Given data:
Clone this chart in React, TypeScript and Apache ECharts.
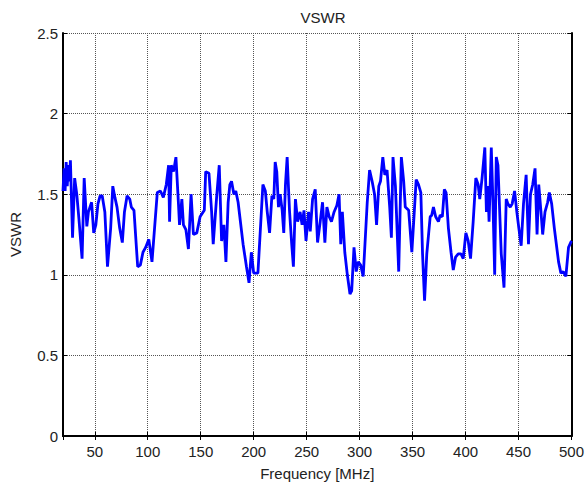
import React, { useEffect, useRef } from "react";
import * as echarts from "echarts";

const freq = [
  20, 21, 22, 23, 24, 25, 26, 27, 29, 31, 33, 35, 38, 40, 42.5, 44, 47, 49, 51, 53,
  55, 57, 59.5, 62, 65, 67, 69, 71, 73.5, 76, 78, 80.5, 83, 84.5, 87, 90.5, 93, 95.5, 98, 101,
  104, 109, 112, 114.7, 117.5, 119.7, 120.6, 122.2, 124.3, 126.6, 129, 130, 132.2, 133.7, 136, 138.4, 140.9, 143.1, 146.3, 149.4,
  153.4, 154.7, 157.8, 160.3, 161.8, 165, 167.5, 169.7, 171.9, 173.8, 175.9, 177.5, 179.1, 181.3, 183.1, 185.3, 190, 193.2, 195.6, 197.8,
  200, 204, 208.7, 211, 212.8, 215, 217.2, 219, 220.3, 221.8, 223.4, 225, 226.9, 228.4, 230, 231.6, 233.8, 235.9, 237.5, 239.4,
  241.5, 243.8, 245.7, 247.5, 249.4, 251.8, 253.4, 255.6, 258.1, 260.3, 262.8, 265, 267.2, 269.1, 271.3, 273.4, 275.9, 278.5, 280.6, 282.2,
  283.7, 286, 288.4, 290.9, 292.5, 294.7, 296.8, 298.7, 301, 303.4, 307.2, 309.4, 311.8, 314.1, 316, 318.1, 319.7, 321.9, 323.8, 325.9,
  328.4, 330, 331.5, 333.8, 336.9, 339.4, 341.6, 343.1, 346.3, 349.3, 351.6, 353.4, 355.6, 357.8, 359.4, 361.3, 363.4, 366.6, 368.1, 369.7,
  371.8, 374.4, 376, 378.1, 380, 381.6, 383.8, 386.3, 388.4, 390.6, 393.1, 395.7, 397.8, 400.3, 402.5, 404.7, 407.2, 409.7, 411.9, 413.4,
  415.6, 418.2, 419.7, 421, 422.2, 424.3, 425.9, 427.5, 429, 430.6, 433.7, 436.3, 438.4, 440, 442.2, 444, 446.3, 448.4, 450.3, 452.5,
  454.7, 457.2, 459.4, 461.3, 463.4, 465.6, 467.5, 469.1, 471.2, 472.8, 475, 477.5, 479.1, 481.3, 483.8, 487.8, 490, 492.2, 494.7, 497.2,
  500,
];

const vswr = [
  1.52, 1.66, 1.52, 1.7, 1.55, 1.68, 1.58, 1.71, 1.23, 1.6, 1.5, 1.35, 1.1, 1.6, 1.3, 1.39, 1.45, 1.26, 1.31, 1.44,
  1.49, 1.49, 1.39, 1.05, 1.29, 1.55, 1.48, 1.42, 1.29, 1.2, 1.39, 1.49, 1.47, 1.42, 1.4, 1.05, 1.06, 1.14, 1.17, 1.22,
  1.08, 1.51, 1.52, 1.48, 1.56, 1.68, 1.33, 1.68, 1.64, 1.73, 1.44, 1.31, 1.47, 1.31, 1.28, 1.16, 1.5, 1.25, 1.26, 1.36,
  1.4, 1.64, 1.63, 1.39, 1.19, 1.48, 1.68, 1.21, 1.31, 1.08, 1.45, 1.56, 1.58, 1.5, 1.52, 1.45, 1.19, 1.05, 0.95, 1.14,
  1.01, 1.01, 1.56, 1.52, 1.39, 1.26, 1.49, 1.47, 1.7, 1.64, 1.42, 1.5, 1.4, 1.26, 1.56, 1.73, 1.4, 1.19, 1.05, 1.47,
  1.33, 1.39, 1.31, 1.4, 1.21, 1.39, 1.27, 1.47, 1.53, 1.2, 1.33, 1.45, 1.2, 1.42, 1.36, 1.33, 1.39, 1.43, 1.5, 1.19,
  1.39, 1.14, 1.0, 0.88, 0.9, 1.17, 1.02, 1.08, 1.06, 0.99, 1.45, 1.65, 1.58, 1.5, 1.31, 1.55, 1.58, 1.73, 1.62, 1.65,
  1.42, 1.23, 1.73, 1.55, 1.02, 1.73, 1.58, 1.42, 1.4, 1.14, 1.39, 1.59, 1.56, 1.51, 1.13, 0.84, 1.13, 1.36, 1.37, 1.42,
  1.36, 1.33, 1.37, 1.36, 1.53, 1.51, 1.29, 1.14, 1.03, 1.11, 1.13, 1.13, 1.1, 1.26, 1.21, 1.1, 1.33, 1.6, 1.56, 1.47,
  1.6, 1.79, 1.39, 1.55, 1.33, 1.79, 1.44, 1.0, 1.73, 1.68, 1.13, 0.92, 1.47, 1.44, 1.42, 1.44, 1.52, 1.39, 1.29, 1.18,
  1.44, 1.62, 1.19, 1.5, 1.56, 1.66, 1.25, 1.56, 1.39, 1.25, 1.39, 1.45, 1.51, 1.44, 1.29, 1.08, 1.01, 1.02, 0.99, 1.17,
  1.21,
];

const titleText = "VSWR";
const xName = "Frequency [MHz]";
const yName = "VSWR";

export default function App() {
  const ref = useRef<HTMLDivElement>(null);
  useEffect(() => {
    document.body.style.margin = "0";
    if (!ref.current) return;
    const chart = echarts.init(ref.current, null, { renderer: "svg" });
    const font = "Liberation Sans";
    const txt = "#222";
    const fs = 15;
    const data = freq.map((f, i) => [f, vswr[i]]);
    const hiddenAxisCommon = {
      axisLabel: { show: false },
      splitLine: { show: false },
      axisLine: { show: true, lineStyle: { color: "#000", width: 2 } },
      axisTick: { show: true, inside: true, length: 4, lineStyle: { color: "#000" } },
    };
    chart.setOption({
      animation: false,
      backgroundColor: "#fff",
      title: {
        text: titleText,
        left: 318,
        top: 5,
        textAlign: "center",
        textStyle: { fontSize: fs, fontWeight: "normal", fontFamily: font, color: txt },
      },
      grid: { left: 63, right: 13, top: 33, bottom: 49, show: false },
      xAxis: [
        {
          type: "value",
          min: 20,
          max: 500,
          minInterval: 50,
          maxInterval: 50,
          name: xName,
          nameLocation: "middle",
          nameGap: 30,
          nameTextStyle: { fontSize: fs, fontFamily: font, color: txt },
          axisLabel: {
            fontSize: fs,
            fontFamily: font,
            color: txt,
            margin: 8,
            showMinLabel: false,
            formatter: (v: number) => (v % 50 === 0 ? String(v) : ""),
          },
          axisLine: { show: true, onZero: false, lineStyle: { color: "#000", width: 2 } },
          axisTick: { show: true, inside: true, length: 4, lineStyle: { color: "#000" } },
          splitLine: { show: true, lineStyle: { type: "dotted", color: "#555", width: 1 } },
        },
        {
          type: "value",
          position: "top",
          min: 20,
          max: 500,
          minInterval: 50,
          maxInterval: 50,
          ...hiddenAxisCommon,
        },
      ],
      yAxis: [
        {
          type: "value",
          min: 0,
          max: 2.5,
          interval: 0.5,
          name: yName,
          nameLocation: "middle",
          nameGap: 40,
          nameTextStyle: { fontSize: fs, fontFamily: font, color: txt },
          axisLabel: { fontSize: fs, fontFamily: font, color: txt, margin: 5 },
          axisLine: { show: true, onZero: false, lineStyle: { color: "#000", width: 2 } },
          axisTick: { show: true, inside: true, length: 4, lineStyle: { color: "#000" } },
          splitLine: { show: true, lineStyle: { type: "dotted", color: "#555", width: 1 } },
        },
        {
          type: "value",
          position: "right",
          min: 0,
          max: 2.5,
          interval: 0.5,
          ...hiddenAxisCommon,
        },
      ],
      series: [
        {
          type: "line",
          data,
          xAxisIndex: 0,
          yAxisIndex: 0,
          showSymbol: false,
          symbol: "none",
          lineStyle: { color: "#0000ff", width: 2.8 },
          itemStyle: { color: "#0000ff" },
        },
      ],
    });
    return () => chart.dispose();
  }, []);
  return <div ref={ref} style={{ width: 587, height: 486 }} />;
}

Aim: Return every line in the listing that contains the word "React".

Problem solution:
Clone this chart in React, TypeScript and Apache ECharts.
import React, { useEffect, useRef } from "react";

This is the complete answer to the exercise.